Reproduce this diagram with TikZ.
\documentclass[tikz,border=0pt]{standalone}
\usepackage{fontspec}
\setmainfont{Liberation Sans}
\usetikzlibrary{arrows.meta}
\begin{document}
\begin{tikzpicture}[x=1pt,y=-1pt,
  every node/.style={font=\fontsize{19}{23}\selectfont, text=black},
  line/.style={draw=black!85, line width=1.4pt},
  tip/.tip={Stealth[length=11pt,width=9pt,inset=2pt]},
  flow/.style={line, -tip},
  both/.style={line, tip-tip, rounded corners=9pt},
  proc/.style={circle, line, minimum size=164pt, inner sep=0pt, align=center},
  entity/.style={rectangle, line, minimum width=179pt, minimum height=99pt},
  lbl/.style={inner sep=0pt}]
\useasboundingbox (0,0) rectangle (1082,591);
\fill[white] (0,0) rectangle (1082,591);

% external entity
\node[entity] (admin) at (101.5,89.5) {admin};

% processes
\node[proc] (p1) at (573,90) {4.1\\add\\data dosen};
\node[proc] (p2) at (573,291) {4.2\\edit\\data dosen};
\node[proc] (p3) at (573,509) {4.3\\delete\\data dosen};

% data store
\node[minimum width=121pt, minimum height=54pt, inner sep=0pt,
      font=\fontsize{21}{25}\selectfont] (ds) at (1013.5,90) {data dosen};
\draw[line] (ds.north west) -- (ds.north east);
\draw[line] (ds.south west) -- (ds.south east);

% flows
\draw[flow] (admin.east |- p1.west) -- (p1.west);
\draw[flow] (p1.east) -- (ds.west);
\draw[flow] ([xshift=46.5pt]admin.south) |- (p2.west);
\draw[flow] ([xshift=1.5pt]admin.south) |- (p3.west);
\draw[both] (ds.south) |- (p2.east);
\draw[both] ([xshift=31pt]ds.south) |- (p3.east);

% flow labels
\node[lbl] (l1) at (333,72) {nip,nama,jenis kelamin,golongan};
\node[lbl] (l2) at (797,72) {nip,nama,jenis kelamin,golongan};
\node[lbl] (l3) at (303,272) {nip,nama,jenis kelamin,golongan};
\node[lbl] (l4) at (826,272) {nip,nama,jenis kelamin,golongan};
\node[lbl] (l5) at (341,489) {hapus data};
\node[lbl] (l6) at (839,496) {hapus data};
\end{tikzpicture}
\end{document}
________________________________________
**Problem details:**
Copy out all of the lines above exactly.

**Right answer:**
Reproduce this diagram with TikZ.
\documentclass[tikz,border=0pt]{standalone}
\usepackage{fontspec}
\setmainfont{Liberation Sans}
\usetikzlibrary{arrows.meta}
\begin{document}
\begin{tikzpicture}[x=1pt,y=-1pt,
  every node/.style={font=\fontsize{19}{23}\selectfont, text=black},
  line/.style={draw=black!85, line width=1.4pt},
  tip/.tip={Stealth[length=11pt,width=9pt,inset=2pt]},
  flow/.style={line, -tip},
  both/.style={line, tip-tip, rounded corners=9pt},
  proc/.style={circle, line, minimum size=164pt, inner sep=0pt, align=center},
  entity/.style={rectangle, line, minimum width=179pt, minimum height=99pt},
  lbl/.style={inner sep=0pt}]
\useasboundingbox (0,0) rectangle (1082,591);
\fill[white] (0,0) rectangle (1082,591);

% external entity
\node[entity] (admin) at (101.5,89.5) {admin};

% processes
\node[proc] (p1) at (573,90) {4.1\\add\\data dosen};
\node[proc] (p2) at (573,291) {4.2\\edit\\data dosen};
\node[proc] (p3) at (573,509) {4.3\\delete\\data dosen};

% data store
\node[minimum width=121pt, minimum height=54pt, inner sep=0pt,
      font=\fontsize{21}{25}\selectfont] (ds) at (1013.5,90) {data dosen};
\draw[line] (ds.north west) -- (ds.north east);
\draw[line] (ds.south west) -- (ds.south east);

% flows
\draw[flow] (admin.east |- p1.west) -- (p1.west);
\draw[flow] (p1.east) -- (ds.west);
\draw[flow] ([xshift=46.5pt]admin.south) |- (p2.west);
\draw[flow] ([xshift=1.5pt]admin.south) |- (p3.west);
\draw[both] (ds.south) |- (p2.east);
\draw[both] ([xshift=31pt]ds.south) |- (p3.east);

% flow labels
\node[lbl] (l1) at (333,72) {nip,nama,jenis kelamin,golongan};
\node[lbl] (l2) at (797,72) {nip,nama,jenis kelamin,golongan};
\node[lbl] (l3) at (303,272) {nip,nama,jenis kelamin,golongan};
\node[lbl] (l4) at (826,272) {nip,nama,jenis kelamin,golongan};
\node[lbl] (l5) at (341,489) {hapus data};
\node[lbl] (l6) at (839,496) {hapus data};
\end{tikzpicture}
\end{document}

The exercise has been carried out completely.